## WHAT YOU NEED TO DO
Work through the material below line by line and say how many lines include the word "script". Only the number, please.

## INFORMATION SHOWN

========

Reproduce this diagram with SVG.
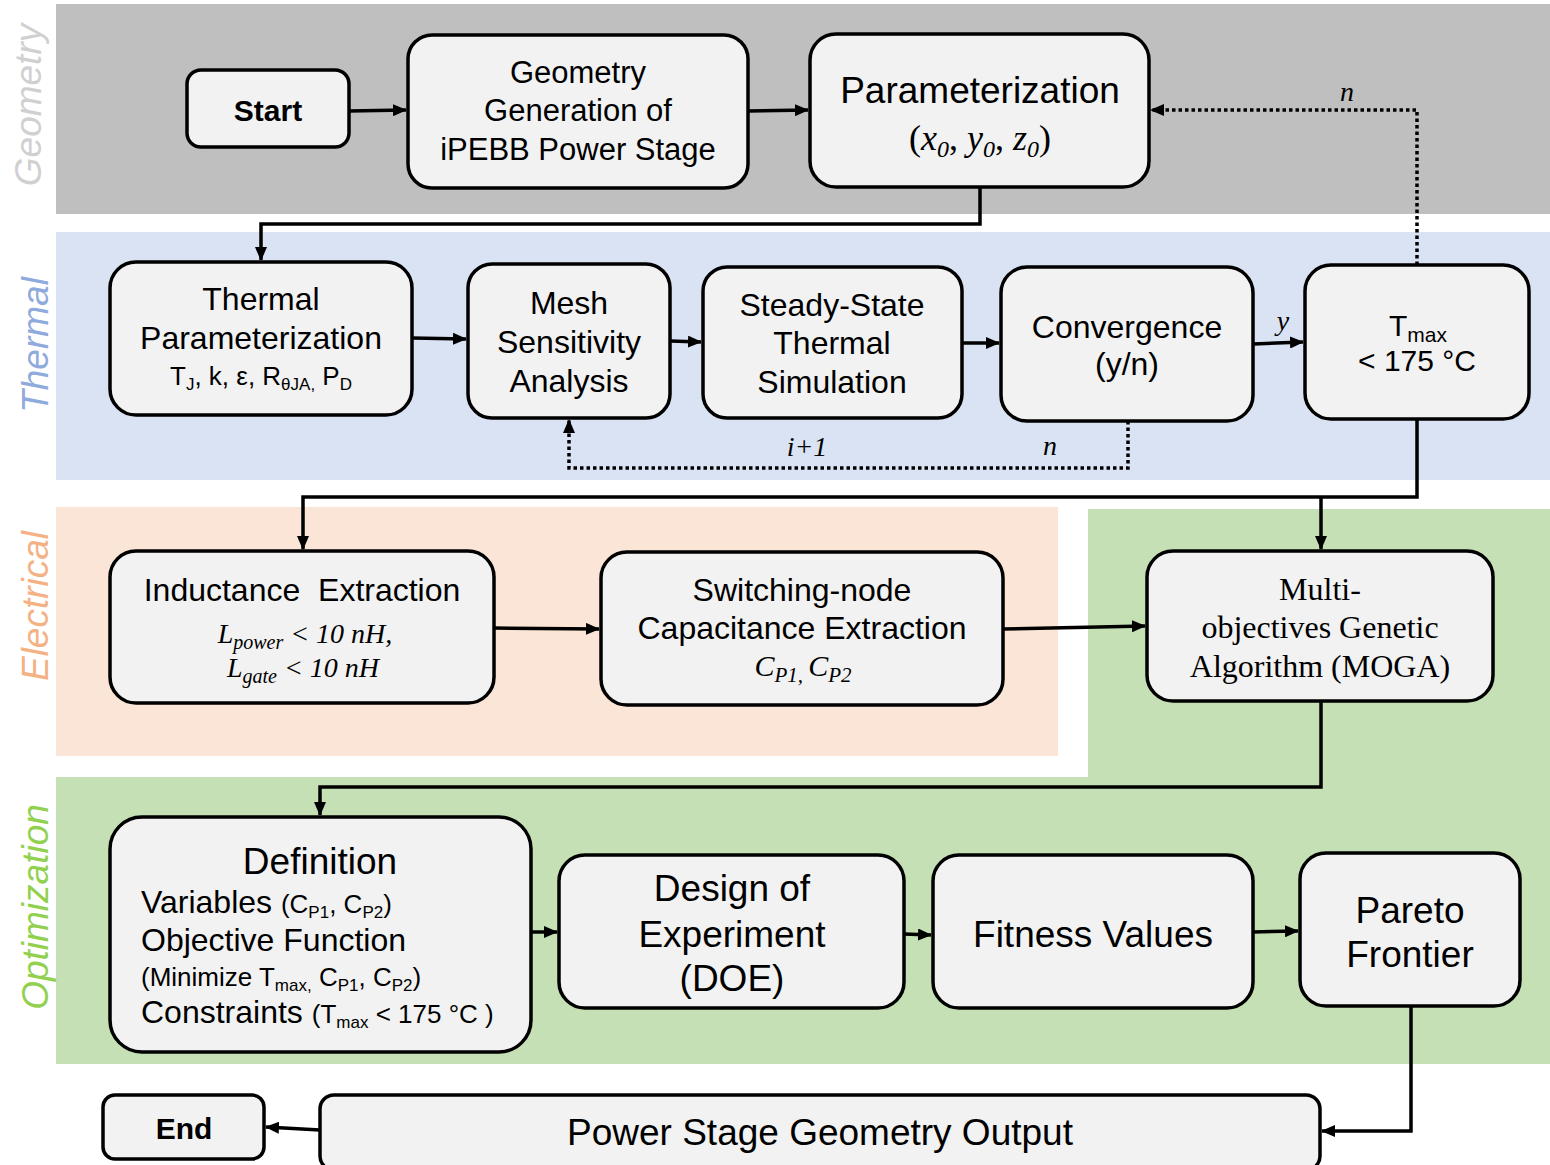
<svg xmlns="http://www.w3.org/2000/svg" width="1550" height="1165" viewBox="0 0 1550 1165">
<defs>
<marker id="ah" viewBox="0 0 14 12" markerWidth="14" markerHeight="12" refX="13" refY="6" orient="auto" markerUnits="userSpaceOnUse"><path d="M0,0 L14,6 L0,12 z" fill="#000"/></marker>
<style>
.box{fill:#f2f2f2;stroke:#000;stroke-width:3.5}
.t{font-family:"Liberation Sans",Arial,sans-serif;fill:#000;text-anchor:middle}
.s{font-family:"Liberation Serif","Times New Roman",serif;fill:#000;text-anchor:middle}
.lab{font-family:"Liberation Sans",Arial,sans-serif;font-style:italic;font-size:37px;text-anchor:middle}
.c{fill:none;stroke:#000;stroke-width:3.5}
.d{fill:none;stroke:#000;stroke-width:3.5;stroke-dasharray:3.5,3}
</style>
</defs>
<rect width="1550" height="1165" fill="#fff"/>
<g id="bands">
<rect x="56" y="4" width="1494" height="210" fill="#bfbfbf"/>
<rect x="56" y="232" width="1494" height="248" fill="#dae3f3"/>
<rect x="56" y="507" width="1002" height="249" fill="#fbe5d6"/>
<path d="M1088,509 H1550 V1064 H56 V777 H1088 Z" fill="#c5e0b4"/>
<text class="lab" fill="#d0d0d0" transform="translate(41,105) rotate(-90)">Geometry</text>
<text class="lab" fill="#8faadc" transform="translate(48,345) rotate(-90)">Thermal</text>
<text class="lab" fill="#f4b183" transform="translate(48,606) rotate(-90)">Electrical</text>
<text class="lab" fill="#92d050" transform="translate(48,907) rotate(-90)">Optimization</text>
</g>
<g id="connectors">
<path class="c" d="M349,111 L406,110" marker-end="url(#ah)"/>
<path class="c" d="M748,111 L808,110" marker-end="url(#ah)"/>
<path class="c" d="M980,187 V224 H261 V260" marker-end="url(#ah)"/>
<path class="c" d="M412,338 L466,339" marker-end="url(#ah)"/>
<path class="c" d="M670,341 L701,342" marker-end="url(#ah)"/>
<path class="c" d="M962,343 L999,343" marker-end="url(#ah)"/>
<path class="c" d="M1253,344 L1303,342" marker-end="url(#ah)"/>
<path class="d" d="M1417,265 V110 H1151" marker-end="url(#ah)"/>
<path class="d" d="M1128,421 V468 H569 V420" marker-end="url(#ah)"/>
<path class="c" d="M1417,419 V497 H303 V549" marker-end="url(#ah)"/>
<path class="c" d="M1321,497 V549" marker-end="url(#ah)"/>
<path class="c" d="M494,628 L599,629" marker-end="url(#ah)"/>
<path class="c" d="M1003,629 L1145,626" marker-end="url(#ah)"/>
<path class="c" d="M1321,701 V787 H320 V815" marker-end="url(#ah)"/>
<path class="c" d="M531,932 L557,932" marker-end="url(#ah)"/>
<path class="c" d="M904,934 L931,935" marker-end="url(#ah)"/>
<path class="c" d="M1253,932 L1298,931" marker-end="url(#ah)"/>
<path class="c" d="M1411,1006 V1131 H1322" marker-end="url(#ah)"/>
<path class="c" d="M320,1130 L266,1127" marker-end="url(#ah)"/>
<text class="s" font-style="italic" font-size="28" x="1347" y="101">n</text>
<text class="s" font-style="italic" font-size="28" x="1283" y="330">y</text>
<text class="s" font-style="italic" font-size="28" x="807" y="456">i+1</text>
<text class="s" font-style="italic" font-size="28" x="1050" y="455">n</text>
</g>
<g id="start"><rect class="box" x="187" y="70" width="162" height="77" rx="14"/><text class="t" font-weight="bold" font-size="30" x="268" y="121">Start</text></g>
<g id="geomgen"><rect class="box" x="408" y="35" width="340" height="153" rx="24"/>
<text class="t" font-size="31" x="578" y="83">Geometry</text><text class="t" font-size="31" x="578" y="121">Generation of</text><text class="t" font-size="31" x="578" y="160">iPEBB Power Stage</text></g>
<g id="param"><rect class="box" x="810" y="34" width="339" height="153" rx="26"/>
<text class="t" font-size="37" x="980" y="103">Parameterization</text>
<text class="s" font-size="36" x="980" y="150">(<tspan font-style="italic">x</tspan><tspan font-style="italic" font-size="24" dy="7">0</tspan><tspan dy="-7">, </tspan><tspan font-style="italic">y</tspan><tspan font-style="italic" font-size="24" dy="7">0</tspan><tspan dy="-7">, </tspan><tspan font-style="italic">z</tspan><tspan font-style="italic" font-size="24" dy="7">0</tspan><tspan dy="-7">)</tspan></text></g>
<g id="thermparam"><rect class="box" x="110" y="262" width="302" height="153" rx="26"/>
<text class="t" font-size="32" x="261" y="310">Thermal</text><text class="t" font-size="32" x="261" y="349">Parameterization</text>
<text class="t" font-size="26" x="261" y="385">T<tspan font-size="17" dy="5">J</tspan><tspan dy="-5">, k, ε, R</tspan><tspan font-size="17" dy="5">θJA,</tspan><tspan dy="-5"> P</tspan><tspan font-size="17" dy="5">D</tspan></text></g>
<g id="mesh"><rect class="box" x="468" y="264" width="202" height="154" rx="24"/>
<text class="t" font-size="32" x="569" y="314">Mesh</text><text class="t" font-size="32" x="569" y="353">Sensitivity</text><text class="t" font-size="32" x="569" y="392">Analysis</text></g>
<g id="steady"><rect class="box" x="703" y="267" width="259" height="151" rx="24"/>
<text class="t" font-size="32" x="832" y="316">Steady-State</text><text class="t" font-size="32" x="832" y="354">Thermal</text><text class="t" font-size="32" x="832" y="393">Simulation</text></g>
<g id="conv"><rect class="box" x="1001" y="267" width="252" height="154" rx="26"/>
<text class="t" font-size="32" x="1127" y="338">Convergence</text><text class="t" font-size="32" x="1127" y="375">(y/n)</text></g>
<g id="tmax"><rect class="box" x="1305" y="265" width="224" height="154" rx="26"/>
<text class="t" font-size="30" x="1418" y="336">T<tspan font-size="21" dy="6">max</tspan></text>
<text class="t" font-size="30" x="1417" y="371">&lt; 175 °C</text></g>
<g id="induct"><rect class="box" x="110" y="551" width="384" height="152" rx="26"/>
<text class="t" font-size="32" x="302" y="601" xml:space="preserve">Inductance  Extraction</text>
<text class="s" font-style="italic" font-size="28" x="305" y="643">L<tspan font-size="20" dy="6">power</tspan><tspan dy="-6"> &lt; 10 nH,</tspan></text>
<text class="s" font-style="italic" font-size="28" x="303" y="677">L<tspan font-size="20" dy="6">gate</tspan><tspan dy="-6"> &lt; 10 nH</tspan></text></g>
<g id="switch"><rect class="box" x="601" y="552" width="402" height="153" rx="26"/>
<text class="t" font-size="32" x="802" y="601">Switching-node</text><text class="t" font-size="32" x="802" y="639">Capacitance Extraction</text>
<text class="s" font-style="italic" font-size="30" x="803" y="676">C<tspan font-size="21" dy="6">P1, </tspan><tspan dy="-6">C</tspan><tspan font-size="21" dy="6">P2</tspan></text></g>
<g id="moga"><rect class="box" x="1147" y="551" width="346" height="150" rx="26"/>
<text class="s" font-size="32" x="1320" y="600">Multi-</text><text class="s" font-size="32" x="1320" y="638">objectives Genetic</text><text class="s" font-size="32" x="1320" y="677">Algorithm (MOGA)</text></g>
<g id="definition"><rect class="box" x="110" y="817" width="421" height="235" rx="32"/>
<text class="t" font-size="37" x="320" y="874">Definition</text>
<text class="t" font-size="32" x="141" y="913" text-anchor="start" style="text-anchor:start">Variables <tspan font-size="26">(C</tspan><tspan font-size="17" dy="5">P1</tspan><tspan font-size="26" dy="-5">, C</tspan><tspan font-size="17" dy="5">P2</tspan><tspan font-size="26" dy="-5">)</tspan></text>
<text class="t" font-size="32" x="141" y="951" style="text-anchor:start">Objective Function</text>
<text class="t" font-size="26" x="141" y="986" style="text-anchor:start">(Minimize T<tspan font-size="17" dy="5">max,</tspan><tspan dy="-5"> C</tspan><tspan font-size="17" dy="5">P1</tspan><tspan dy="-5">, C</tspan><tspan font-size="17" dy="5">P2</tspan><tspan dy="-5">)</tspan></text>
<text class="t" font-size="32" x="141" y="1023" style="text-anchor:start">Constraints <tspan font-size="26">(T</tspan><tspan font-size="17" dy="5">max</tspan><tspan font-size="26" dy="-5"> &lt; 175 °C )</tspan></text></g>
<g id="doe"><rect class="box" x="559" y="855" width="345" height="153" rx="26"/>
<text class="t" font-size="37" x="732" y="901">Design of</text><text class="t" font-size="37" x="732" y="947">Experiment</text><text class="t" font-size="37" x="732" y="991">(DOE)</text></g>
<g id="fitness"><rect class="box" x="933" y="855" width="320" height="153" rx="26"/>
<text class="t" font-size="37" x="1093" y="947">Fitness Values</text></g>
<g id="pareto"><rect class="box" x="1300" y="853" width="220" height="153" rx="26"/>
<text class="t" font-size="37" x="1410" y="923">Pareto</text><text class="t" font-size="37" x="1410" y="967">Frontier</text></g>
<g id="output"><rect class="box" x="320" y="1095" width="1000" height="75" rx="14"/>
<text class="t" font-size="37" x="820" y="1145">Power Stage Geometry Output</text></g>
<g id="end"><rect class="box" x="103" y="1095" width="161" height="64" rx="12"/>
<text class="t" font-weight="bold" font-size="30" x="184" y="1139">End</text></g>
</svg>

========

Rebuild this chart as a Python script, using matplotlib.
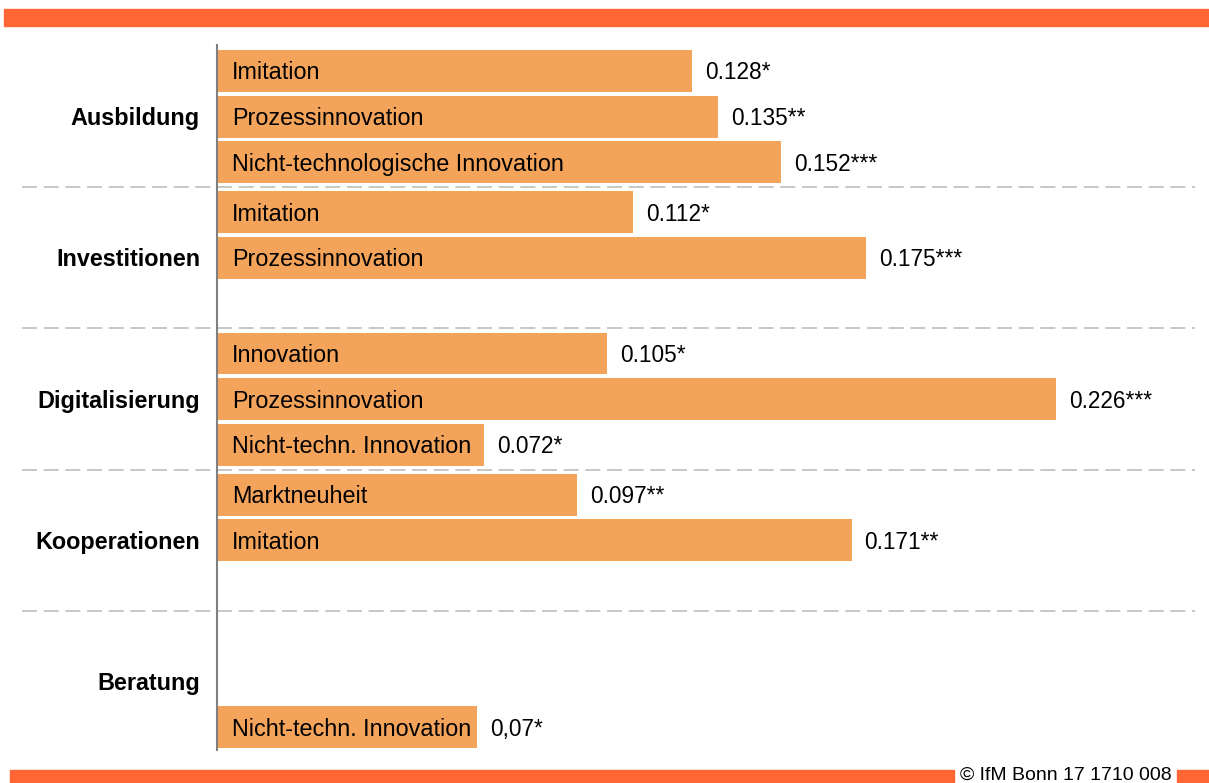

========

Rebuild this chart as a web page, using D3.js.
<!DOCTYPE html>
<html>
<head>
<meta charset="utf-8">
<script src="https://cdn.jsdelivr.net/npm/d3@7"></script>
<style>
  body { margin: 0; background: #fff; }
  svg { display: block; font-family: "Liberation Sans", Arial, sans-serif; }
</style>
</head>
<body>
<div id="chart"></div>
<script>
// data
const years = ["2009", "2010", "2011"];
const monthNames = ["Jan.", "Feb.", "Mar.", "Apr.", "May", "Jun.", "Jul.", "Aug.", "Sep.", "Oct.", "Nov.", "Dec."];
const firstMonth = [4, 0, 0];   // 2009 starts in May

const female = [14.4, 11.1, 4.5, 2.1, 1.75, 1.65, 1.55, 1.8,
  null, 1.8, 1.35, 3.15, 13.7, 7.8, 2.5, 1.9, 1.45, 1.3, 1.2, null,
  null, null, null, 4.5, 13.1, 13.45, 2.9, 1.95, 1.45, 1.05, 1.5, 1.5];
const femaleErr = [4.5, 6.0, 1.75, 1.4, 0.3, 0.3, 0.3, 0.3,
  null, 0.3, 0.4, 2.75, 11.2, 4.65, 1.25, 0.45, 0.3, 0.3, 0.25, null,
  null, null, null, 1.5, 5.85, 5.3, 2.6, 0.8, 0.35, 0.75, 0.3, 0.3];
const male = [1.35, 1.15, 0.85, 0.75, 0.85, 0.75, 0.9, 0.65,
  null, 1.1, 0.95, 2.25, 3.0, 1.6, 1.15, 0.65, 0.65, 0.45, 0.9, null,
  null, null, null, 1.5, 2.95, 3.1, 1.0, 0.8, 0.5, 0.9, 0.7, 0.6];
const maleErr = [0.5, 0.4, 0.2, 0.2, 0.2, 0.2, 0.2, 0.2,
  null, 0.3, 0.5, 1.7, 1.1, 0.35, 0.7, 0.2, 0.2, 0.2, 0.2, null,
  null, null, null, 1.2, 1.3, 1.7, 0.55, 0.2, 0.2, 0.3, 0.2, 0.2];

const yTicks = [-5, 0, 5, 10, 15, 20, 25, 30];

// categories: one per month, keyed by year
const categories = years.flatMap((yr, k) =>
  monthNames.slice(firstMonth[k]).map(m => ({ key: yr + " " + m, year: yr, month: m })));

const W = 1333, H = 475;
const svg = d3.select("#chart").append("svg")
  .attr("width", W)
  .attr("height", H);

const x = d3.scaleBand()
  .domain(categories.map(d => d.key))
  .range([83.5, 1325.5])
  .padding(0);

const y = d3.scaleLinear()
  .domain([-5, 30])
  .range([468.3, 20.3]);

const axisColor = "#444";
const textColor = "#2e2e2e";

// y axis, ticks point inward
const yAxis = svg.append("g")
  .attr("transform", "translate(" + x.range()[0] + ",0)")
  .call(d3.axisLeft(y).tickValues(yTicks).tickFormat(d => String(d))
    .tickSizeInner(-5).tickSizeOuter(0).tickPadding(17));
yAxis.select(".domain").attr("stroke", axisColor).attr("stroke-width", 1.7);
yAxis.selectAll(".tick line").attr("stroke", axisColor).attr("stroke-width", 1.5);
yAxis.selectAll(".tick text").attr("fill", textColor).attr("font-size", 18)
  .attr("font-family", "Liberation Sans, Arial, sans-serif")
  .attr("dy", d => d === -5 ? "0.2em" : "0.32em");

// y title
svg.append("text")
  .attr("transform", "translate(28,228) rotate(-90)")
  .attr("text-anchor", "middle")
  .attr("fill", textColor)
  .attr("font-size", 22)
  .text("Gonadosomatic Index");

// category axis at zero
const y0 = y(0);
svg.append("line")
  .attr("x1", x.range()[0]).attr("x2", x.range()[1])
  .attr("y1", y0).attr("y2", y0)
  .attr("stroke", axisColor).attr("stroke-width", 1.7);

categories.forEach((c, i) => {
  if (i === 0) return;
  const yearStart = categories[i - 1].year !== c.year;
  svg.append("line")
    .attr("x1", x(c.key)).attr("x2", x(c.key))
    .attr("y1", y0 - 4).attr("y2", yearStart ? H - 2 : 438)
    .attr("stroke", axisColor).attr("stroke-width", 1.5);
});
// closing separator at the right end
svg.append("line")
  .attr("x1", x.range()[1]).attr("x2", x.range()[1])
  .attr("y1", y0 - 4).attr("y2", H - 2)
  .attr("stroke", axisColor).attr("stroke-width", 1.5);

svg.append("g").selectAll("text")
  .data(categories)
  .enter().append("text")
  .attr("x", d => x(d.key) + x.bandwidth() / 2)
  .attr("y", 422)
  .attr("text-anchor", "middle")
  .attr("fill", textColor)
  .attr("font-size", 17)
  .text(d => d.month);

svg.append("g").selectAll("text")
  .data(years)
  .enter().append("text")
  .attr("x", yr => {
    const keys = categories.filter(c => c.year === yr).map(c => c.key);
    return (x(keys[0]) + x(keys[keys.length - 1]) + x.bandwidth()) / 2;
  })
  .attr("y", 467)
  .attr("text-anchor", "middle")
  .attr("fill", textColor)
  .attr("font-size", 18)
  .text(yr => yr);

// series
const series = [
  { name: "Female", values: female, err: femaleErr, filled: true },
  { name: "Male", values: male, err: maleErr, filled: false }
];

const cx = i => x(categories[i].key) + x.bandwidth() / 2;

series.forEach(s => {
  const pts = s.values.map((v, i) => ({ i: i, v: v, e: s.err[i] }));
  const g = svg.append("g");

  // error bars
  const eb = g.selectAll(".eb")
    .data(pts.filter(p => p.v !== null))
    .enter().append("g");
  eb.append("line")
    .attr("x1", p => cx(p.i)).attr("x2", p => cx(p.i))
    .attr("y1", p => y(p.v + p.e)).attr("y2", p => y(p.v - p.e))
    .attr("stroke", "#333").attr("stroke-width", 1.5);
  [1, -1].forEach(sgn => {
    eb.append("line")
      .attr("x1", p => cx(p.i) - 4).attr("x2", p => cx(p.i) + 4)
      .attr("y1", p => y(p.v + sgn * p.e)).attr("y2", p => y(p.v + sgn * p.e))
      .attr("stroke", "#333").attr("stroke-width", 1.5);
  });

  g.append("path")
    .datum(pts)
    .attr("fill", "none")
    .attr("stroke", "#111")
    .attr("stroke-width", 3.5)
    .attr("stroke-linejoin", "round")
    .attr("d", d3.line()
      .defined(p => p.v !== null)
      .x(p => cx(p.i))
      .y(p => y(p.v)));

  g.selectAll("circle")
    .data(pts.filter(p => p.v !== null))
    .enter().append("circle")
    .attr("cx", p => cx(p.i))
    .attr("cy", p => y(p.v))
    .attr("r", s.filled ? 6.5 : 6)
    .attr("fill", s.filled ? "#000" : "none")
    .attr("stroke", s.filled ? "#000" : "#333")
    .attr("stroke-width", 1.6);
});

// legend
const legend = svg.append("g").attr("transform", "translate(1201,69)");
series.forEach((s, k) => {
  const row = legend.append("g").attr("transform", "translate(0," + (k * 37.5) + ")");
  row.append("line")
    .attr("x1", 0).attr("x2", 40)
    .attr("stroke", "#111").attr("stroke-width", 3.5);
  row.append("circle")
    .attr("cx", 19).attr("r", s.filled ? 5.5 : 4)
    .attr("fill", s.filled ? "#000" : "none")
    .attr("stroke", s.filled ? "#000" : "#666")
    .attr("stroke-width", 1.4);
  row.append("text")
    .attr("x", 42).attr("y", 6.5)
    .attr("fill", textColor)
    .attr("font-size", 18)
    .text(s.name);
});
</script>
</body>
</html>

========

## SOLUTION
4